## Challenge:
Locate all lines with the word "chart" and copy them out.

--- Collected material ---

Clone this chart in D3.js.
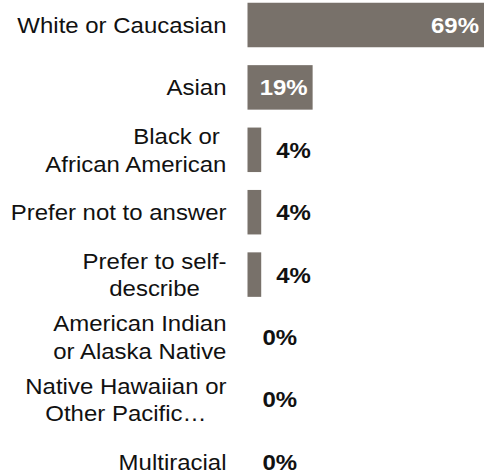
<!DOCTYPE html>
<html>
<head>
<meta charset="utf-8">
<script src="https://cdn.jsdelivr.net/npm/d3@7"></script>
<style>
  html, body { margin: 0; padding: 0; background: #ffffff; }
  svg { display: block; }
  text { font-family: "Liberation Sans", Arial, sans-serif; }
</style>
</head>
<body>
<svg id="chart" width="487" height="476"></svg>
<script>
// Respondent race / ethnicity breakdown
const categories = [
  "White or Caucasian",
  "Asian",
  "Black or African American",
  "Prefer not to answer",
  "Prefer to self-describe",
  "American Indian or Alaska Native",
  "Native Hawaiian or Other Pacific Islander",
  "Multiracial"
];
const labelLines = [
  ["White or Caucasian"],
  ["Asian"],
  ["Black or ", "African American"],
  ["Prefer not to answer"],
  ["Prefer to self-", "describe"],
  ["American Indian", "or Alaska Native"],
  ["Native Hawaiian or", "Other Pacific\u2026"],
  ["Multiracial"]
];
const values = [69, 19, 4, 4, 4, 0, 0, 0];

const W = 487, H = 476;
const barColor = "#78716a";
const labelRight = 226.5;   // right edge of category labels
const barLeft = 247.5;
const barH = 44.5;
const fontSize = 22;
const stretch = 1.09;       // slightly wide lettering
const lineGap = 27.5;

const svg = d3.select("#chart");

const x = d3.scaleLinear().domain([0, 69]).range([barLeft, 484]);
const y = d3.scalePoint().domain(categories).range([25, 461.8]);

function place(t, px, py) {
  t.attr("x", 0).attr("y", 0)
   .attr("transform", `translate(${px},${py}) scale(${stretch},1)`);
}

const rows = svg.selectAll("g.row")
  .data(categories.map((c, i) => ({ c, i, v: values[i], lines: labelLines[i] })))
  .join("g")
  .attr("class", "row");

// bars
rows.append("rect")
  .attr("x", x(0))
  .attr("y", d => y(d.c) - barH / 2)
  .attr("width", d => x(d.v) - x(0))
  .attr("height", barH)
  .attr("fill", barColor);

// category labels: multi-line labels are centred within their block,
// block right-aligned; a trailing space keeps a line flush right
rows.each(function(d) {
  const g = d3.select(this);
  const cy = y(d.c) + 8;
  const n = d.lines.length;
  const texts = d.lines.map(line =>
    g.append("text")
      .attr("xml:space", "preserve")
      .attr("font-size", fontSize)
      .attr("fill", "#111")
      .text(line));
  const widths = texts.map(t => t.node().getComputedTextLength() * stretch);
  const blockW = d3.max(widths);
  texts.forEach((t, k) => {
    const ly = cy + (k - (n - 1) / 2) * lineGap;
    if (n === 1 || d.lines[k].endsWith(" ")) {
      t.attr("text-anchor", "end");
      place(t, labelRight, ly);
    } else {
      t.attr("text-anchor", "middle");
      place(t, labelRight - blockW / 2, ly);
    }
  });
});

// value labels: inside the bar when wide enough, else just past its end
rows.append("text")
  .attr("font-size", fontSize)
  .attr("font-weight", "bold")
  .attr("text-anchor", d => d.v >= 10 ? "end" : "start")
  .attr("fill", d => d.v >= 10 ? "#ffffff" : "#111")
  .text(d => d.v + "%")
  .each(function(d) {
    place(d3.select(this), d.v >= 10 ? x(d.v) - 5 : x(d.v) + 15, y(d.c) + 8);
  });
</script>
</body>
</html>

---

## Expected answer:
Clone this chart in D3.js.
<svg id="chart" width="487" height="476"></svg>
const svg = d3.select("#chart");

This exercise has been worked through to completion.